- Do this
Look through the lines below and extract each one that contains "standalone".
-- Start Supplied material --
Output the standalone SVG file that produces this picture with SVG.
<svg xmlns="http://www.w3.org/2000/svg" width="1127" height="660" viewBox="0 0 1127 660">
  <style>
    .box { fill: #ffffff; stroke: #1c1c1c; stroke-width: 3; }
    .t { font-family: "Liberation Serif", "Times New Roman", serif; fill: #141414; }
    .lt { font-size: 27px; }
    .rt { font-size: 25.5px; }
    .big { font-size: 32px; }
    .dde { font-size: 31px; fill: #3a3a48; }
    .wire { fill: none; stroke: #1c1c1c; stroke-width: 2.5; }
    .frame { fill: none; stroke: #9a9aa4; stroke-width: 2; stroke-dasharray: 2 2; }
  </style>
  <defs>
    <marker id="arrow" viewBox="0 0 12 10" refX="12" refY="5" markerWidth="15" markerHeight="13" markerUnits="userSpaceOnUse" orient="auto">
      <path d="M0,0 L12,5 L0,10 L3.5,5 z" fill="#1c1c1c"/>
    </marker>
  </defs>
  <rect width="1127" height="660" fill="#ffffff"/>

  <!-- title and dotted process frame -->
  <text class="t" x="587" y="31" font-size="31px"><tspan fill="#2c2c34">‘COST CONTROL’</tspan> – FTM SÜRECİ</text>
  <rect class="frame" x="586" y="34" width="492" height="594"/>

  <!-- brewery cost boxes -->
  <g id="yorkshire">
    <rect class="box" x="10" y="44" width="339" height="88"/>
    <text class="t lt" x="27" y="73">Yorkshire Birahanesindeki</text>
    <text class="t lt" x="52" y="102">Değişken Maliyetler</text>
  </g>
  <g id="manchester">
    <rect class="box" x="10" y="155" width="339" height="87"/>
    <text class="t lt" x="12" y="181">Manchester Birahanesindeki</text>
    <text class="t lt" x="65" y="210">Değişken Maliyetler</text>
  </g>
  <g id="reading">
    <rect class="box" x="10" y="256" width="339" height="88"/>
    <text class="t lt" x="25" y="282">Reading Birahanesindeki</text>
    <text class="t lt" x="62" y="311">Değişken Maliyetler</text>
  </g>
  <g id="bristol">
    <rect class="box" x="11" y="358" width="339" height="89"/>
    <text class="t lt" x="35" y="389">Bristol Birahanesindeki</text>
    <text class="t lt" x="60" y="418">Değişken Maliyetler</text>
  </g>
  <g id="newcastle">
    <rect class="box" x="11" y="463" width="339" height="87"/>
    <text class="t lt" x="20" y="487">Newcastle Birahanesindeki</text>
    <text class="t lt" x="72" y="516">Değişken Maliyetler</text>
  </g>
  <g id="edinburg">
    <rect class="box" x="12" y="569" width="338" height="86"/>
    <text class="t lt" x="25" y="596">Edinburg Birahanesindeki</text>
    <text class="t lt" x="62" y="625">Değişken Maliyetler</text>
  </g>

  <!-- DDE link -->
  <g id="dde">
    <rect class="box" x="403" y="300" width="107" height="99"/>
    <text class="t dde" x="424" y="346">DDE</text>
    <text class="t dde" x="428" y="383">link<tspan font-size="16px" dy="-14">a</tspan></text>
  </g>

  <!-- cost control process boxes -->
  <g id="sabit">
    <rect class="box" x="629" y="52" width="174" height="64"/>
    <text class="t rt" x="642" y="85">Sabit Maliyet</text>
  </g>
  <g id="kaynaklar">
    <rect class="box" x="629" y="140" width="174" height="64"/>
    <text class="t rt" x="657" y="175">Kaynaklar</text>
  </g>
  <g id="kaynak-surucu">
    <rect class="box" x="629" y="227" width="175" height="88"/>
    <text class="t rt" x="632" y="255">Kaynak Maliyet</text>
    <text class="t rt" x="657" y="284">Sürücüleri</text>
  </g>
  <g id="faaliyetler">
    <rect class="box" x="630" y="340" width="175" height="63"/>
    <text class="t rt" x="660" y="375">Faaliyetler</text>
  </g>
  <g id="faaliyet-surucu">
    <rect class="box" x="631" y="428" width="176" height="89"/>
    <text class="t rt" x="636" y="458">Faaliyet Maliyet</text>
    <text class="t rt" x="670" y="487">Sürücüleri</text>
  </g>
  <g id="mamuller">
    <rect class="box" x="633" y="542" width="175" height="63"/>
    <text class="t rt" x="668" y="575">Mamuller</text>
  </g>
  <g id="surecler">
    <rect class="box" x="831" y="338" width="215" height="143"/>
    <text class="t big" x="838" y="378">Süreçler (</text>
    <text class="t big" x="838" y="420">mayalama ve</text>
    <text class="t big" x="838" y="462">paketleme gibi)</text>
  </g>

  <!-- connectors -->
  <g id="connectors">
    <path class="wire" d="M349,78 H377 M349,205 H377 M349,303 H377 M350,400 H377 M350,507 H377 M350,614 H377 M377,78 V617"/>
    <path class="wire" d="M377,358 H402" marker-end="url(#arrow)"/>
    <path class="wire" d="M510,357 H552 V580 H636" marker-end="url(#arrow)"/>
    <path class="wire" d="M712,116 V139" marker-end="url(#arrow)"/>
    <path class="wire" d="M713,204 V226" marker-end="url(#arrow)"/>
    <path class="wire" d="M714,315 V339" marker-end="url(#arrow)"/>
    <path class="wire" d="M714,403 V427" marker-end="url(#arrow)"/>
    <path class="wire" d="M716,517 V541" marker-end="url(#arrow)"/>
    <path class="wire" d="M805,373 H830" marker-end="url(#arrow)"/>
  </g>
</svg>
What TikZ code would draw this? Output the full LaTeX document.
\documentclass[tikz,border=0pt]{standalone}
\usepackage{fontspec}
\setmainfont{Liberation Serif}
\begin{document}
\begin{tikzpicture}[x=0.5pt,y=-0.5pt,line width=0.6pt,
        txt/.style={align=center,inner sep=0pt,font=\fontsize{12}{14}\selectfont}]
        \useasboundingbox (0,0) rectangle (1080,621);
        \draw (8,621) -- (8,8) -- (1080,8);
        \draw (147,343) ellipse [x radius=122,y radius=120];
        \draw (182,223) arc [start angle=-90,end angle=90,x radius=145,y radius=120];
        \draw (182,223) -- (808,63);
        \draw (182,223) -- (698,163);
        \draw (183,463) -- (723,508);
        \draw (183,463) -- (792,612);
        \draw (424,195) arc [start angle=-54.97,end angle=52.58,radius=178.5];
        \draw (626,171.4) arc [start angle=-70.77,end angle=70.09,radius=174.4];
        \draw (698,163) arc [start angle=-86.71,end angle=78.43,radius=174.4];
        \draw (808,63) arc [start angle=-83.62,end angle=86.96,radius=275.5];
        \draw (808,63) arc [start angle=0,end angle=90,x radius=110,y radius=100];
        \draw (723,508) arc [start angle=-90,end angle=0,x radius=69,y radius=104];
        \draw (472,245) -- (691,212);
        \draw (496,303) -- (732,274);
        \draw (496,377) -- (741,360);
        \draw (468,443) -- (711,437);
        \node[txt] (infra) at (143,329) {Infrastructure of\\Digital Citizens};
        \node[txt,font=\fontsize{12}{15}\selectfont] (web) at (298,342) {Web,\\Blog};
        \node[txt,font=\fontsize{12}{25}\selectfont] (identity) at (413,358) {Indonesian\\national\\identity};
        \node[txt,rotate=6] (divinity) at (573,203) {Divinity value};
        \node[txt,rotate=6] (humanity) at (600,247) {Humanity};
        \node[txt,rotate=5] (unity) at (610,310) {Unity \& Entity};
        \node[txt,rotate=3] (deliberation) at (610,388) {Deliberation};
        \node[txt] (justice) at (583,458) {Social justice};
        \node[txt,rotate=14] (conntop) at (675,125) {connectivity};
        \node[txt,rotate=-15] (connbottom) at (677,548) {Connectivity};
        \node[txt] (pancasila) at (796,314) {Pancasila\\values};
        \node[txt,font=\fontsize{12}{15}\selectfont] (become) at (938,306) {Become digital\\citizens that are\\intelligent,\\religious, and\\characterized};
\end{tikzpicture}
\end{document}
-- End Supplied material --
-- Start Supplied material --
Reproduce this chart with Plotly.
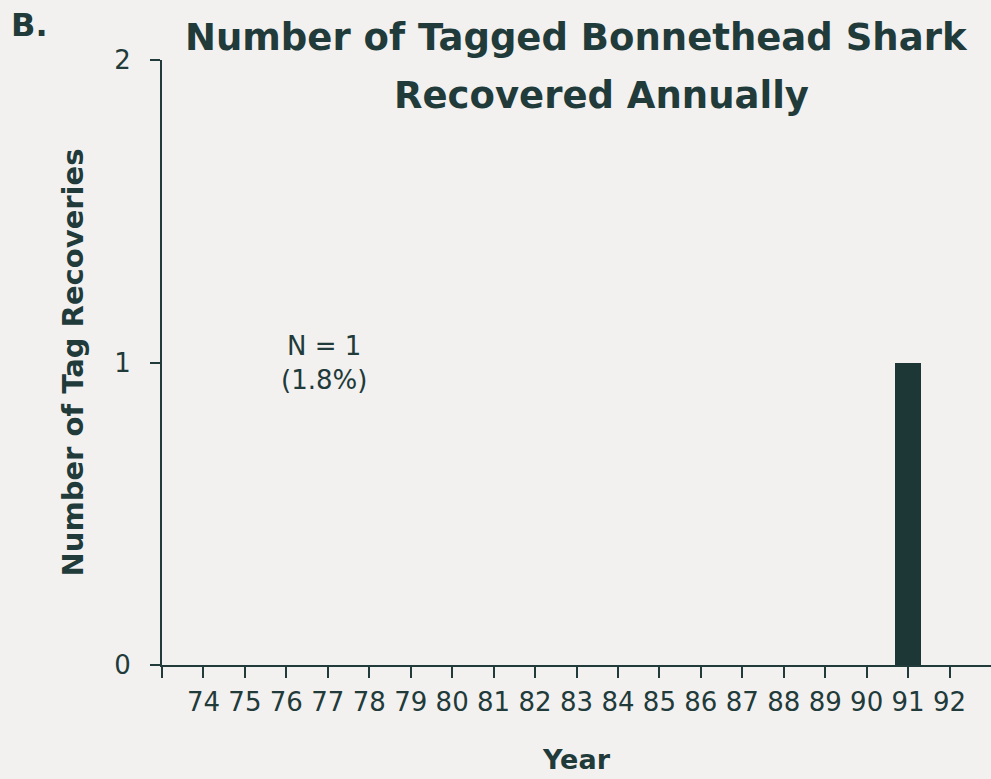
-- End Supplied material --
-- Start Supplied material --
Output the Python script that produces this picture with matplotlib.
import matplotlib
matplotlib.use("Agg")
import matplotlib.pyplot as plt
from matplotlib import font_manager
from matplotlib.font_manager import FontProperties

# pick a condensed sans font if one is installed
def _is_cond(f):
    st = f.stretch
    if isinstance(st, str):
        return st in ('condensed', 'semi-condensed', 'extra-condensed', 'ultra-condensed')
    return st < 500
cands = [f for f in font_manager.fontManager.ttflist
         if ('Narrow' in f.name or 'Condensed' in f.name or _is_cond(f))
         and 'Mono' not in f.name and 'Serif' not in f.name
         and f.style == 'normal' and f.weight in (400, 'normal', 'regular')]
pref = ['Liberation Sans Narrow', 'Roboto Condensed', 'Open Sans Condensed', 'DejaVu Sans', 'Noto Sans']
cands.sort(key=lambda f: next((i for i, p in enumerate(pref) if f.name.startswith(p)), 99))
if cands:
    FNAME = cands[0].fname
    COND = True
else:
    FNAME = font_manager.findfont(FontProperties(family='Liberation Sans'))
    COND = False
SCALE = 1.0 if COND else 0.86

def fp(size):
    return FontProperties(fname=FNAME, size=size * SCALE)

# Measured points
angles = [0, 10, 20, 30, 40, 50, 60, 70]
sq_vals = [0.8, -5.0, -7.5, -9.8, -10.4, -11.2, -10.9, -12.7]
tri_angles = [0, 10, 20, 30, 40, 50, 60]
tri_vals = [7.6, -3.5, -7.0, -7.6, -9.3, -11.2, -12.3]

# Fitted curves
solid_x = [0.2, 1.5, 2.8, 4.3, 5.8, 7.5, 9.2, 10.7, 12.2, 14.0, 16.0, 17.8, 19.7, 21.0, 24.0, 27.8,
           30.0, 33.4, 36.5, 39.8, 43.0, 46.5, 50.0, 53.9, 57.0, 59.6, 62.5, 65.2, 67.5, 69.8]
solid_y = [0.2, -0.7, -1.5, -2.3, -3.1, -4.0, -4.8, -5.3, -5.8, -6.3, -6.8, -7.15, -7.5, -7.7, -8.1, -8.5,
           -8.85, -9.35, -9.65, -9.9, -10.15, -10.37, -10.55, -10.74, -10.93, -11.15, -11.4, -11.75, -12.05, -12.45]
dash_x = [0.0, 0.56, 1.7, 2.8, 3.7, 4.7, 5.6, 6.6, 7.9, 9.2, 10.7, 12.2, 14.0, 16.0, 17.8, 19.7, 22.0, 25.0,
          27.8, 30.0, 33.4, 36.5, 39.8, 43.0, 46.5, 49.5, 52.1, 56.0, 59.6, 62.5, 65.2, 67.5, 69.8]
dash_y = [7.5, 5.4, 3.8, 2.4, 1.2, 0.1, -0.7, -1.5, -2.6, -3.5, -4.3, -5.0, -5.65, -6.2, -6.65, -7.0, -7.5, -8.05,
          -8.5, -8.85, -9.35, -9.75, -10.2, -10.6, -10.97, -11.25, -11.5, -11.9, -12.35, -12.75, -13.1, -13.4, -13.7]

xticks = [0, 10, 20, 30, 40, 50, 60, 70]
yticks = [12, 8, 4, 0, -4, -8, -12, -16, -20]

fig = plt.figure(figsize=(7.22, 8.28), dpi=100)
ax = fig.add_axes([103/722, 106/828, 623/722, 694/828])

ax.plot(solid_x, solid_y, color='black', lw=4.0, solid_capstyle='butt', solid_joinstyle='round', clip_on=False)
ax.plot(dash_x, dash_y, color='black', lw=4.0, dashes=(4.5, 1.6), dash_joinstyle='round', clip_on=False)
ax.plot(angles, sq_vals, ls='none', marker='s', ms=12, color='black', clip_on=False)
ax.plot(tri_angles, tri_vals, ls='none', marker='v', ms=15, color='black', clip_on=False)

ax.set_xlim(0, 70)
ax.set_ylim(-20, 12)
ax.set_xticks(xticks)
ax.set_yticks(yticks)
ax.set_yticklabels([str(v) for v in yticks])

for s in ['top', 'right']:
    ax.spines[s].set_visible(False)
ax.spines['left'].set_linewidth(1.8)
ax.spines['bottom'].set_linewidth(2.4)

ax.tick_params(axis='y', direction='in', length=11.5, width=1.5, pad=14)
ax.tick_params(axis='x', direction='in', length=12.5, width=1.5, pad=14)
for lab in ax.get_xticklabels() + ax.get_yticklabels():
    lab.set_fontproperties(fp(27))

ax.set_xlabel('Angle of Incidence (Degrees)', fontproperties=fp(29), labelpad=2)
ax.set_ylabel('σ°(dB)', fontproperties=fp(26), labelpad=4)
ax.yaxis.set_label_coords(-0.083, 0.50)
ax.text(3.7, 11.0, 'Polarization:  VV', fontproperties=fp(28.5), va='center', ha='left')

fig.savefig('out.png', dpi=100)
-- End Supplied material --
- Answer below
Output the standalone SVG file that produces this picture with SVG.
\documentclass[tikz,border=0pt]{standalone}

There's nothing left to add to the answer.